— Start Given data —

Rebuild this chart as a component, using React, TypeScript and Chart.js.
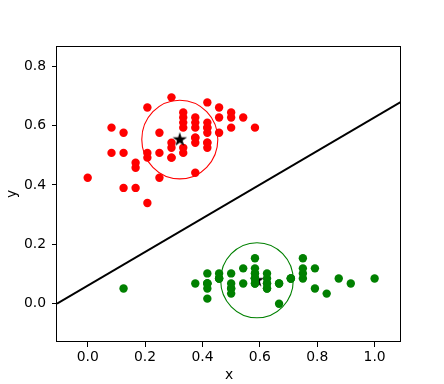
import React, { useEffect, useRef } from "react";
import { Chart, registerables } from "chart.js";

Chart.register(...registerables);

// Axis limits and ticks
const X_MIN = -0.107;
const X_MAX = 1.092;
const Y_MIN = -0.129;
const Y_MAX = 0.868;
const X_TICKS = [0.0, 0.2, 0.4, 0.6, 0.8, 1.0];
const Y_TICKS = [0.0, 0.2, 0.4, 0.6, 0.8];

// Red cluster
const RED_X = [
  0.5, 0.5, 0.458, 0.125, 0.333, 0.333, 0.542, 0.167, 0.375, 0.292,
  0.0, 0.417, 0.083, 0.375, 0.375, 0.458, 0.417, 0.292, 0.083, 0.208,
  0.5, 0.333, 0.208, 0.333, 0.375, 0.417, 0.333, 0.417, 0.375, 0.25,
  0.167, 0.167, 0.292, 0.292, 0.417, 0.583, 0.458, 0.125, 0.417, 0.208,
  0.25, 0.417, 0.25, 0.125, 0.292, 0.417, 0.375, 0.375, 0.208, 0.333,
];
const RED_Y = [
  0.627, 0.593, 0.661, 0.508, 0.61, 0.593, 0.627, 0.39, 0.61, 0.492,
  0.424, 0.542, 0.508, 0.627, 0.441, 0.576, 0.593, 0.525, 0.593, 0.492,
  0.644, 0.508, 0.661, 0.627, 0.559, 0.576, 0.644, 0.678, 0.593, 0.424,
  0.475, 0.458, 0.492, 0.695, 0.593, 0.593, 0.627, 0.576, 0.525, 0.508,
  0.576, 0.61, 0.508, 0.39, 0.542, 0.542, 0.542, 0.559, 0.339, 0.525,
];

// Green cluster
const GREEN_X = [
  0.625, 0.417, 0.5, 0.458, 0.667, 0.792, 0.583, 0.583, 0.375, 0.458,
  0.708, 0.583, 0.417, 0.417, 0.833, 1.0, 0.792, 0.625, 0.75, 0.75,
  0.583, 0.708, 0.667, 0.542, 0.583, 0.417, 0.583, 0.625, 0.583, 0.5,
  0.458, 0.583, 0.875, 0.917, 0.458, 0.5, 0.625, 0.667, 0.417, 0.583,
  0.625, 0.125, 0.5, 0.625, 0.75, 0.417, 0.75, 0.5, 0.708, 0.542,
];
const GREEN_Y = [
  0.068, 0.068, 0.051, 0.085, 0.068, 0.119, 0.068, 0.085, 0.068, 0.085,
  0.085, 0.102, 0.068, 0.017, 0.034, 0.085, 0.051, 0.068, 0.119, 0.085,
  0.119, 0.085, 0.0, 0.119, 0.153, 0.102, 0.102, 0.085, 0.068, 0.102,
  0.102, 0.085, 0.085, 0.068, 0.085, 0.034, 0.051, 0.068, 0.051, 0.085,
  0.051, 0.051, 0.051, 0.102, 0.153, 0.068, 0.102, 0.068, 0.085, 0.068,
];

// Cluster centres (stars) and circle radii (data units)
const RED_CENTER = [0.321, 0.553];
const GREEN_CENTER = [0.59, 0.079];
const RED_RADIUS = 0.1325;
const GREEN_RADIUS = 0.1265;

// Separating line end points
const LINE_X = [-0.107, 1.092];
const LINE_Y = [0.0, 0.68];

const FONT_FAMILY = "'DejaVu Sans', 'Liberation Sans', sans-serif";
const FONT_SIZE = 13.9;

function makeStar(): HTMLCanvasElement {
  const c = document.createElement("canvas");
  c.width = 18;
  c.height = 18;
  const ctx = c.getContext("2d")!;
  const R = 7.6;
  const r = R * 0.382;
  ctx.beginPath();
  for (let i = 0; i < 10; i++) {
    const rad = i % 2 === 0 ? R : r;
    const a = -Math.PI / 2 + (i * Math.PI) / 5;
    const px = 9 + rad * Math.cos(a);
    const py = 9 + rad * Math.sin(a);
    if (i === 0) ctx.moveTo(px, py);
    else ctx.lineTo(px, py);
  }
  ctx.closePath();
  ctx.fillStyle = "#000";
  ctx.fill();
  return c;
}

const framePlugin = {
  id: "frame",
  afterDatasetsDraw(chart: any) {
    const { ctx, chartArea, scales } = chart;
    const xs = scales.x;
    const ys = scales.y;
    const circles = [
      { c: RED_CENTER, r: RED_RADIUS, color: "#ff0000" },
      { c: GREEN_CENTER, r: GREEN_RADIUS, color: "#008000" },
    ];
    ctx.save();
    for (const circ of circles) {
      const cx = xs.getPixelForValue(circ.c[0]);
      const cy = ys.getPixelForValue(circ.c[1]);
      const rx = Math.abs(xs.getPixelForValue(circ.c[0] + circ.r) - cx);
      const ry = Math.abs(ys.getPixelForValue(circ.c[1] + circ.r) - cy);
      ctx.beginPath();
      ctx.ellipse(cx, cy, rx, ry, 0, 0, Math.PI * 2);
      ctx.strokeStyle = circ.color;
      ctx.lineWidth = 1.1;
      ctx.stroke();
    }
    ctx.strokeStyle = "#000";
    ctx.lineWidth = 1;
    const l = Math.round(chartArea.left) - 0.5;
    const t = Math.round(chartArea.top) + 0.5;
    const rr = Math.round(chartArea.right) - 0.5;
    const b = Math.round(chartArea.bottom) - 0.5;
    ctx.strokeRect(l, t, rr - l, b - t);
    ctx.restore();
  },
};

export default function App() {
  const ref = useRef<HTMLCanvasElement | null>(null);

  useEffect(() => {
    if (!ref.current) return;
    const star = makeStar();
    const tickFont = { family: FONT_FAMILY, size: FONT_SIZE };
    const chart = new Chart(ref.current, {
      type: "scatter",
      data: {
        datasets: [
          {
            label: "line",
            data: LINE_X.map((x, i) => ({ x, y: LINE_Y[i] })),
            showLine: true,
            borderColor: "#000",
            borderWidth: 2,
            pointRadius: 0,
            order: 5,
          } as any,
          {
            label: "green centre",
            data: [{ x: GREEN_CENTER[0], y: GREEN_CENTER[1] }],
            pointStyle: star,
            pointRadius: 8,
            order: 4,
          } as any,
          {
            label: "green",
            data: GREEN_X.map((x, i) => ({ x, y: GREEN_Y[i] })),
            backgroundColor: "#008000",
            borderWidth: 0,
            pointRadius: 4.2,
            order: 3,
          },
          {
            label: "red",
            data: RED_X.map((x, i) => ({ x, y: RED_Y[i] })),
            backgroundColor: "#ff0000",
            borderWidth: 0,
            pointRadius: 4.2,
            order: 2,
          },
          {
            label: "red centre",
            data: [{ x: RED_CENTER[0], y: RED_CENTER[1] }],
            pointStyle: star,
            pointRadius: 8,
            order: 1,
          } as any,
        ],
      },
      options: {
        animation: false,
        responsive: false,
        layout: { padding: { left: 0, right: 43, top: 46, bottom: 0 } },
        plugins: {
          legend: { display: false },
          tooltip: { enabled: false },
        },
        scales: {
          x: {
            type: "linear",
            min: X_MIN,
            max: X_MAX,
            afterBuildTicks: (s: any) => {
              s.ticks = X_TICKS.map((v) => ({ value: v }));
            },
            afterFit: (s: any) => {
              s.height = 42;
            },
            grid: {
              drawOnChartArea: false,
              drawTicks: true,
              tickLength: 5,
              tickColor: "#000",
              tickWidth: 1,
            },
            border: { display: false },
            ticks: {
              color: "#000",
              font: tickFont,
              padding: 2,
              maxRotation: 0,
              autoSkip: false,
              callback: (v: any) => Number(v).toFixed(1),
            },
            title: {
              display: true,
              text: "x",
              color: "#000",
              font: tickFont,
              padding: { top: 0, bottom: 0 },
            },
          },
          y: {
            type: "linear",
            min: Y_MIN,
            max: Y_MAX,
            afterBuildTicks: (s: any) => {
              s.ticks = Y_TICKS.map((v) => ({ value: v }));
            },
            afterFit: (s: any) => {
              s.width = 57;
            },
            grid: {
              drawOnChartArea: false,
              drawTicks: true,
              tickLength: 5,
              tickColor: "#000",
              tickWidth: 1,
            },
            border: { display: false },
            ticks: {
              color: "#000",
              font: tickFont,
              padding: 6,
              autoSkip: false,
              callback: (v: any) => Number(v).toFixed(1),
            },
            title: {
              display: true,
              text: "y",
              color: "#000",
              font: tickFont,
              padding: { top: 4, bottom: 0 },
            },
          },
        },
      },
      plugins: [framePlugin],
    });
    return () => chart.destroy();
  }, []);

  return (
    <div style={{ position: "absolute", left: 0, top: 0, width: 444, height: 384, background: "#fff" }}>
      <canvas ref={ref} width={444} height={384} />
    </div>
  );
}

— End Given data —

• **Exercise goal**:
Return only the lines from the start of the data through the line that contains "const Y_TICKS = [0.0, 0.2, 0.4, 0.6, 0.8];", please, copying them exactly and omitting all pictures.

• **Answer to the task**:
Rebuild this chart as a component, using React, TypeScript and Chart.js.
import React, { useEffect, useRef } from "react";
import { Chart, registerables } from "chart.js";

Chart.register(...registerables);

// Axis limits and ticks
const X_MIN = -0.107;
const X_MAX = 1.092;
const Y_MIN = -0.129;
const Y_MAX = 0.868;
const X_TICKS = [0.0, 0.2, 0.4, 0.6, 0.8, 1.0];
const Y_TICKS = [0.0, 0.2, 0.4, 0.6, 0.8];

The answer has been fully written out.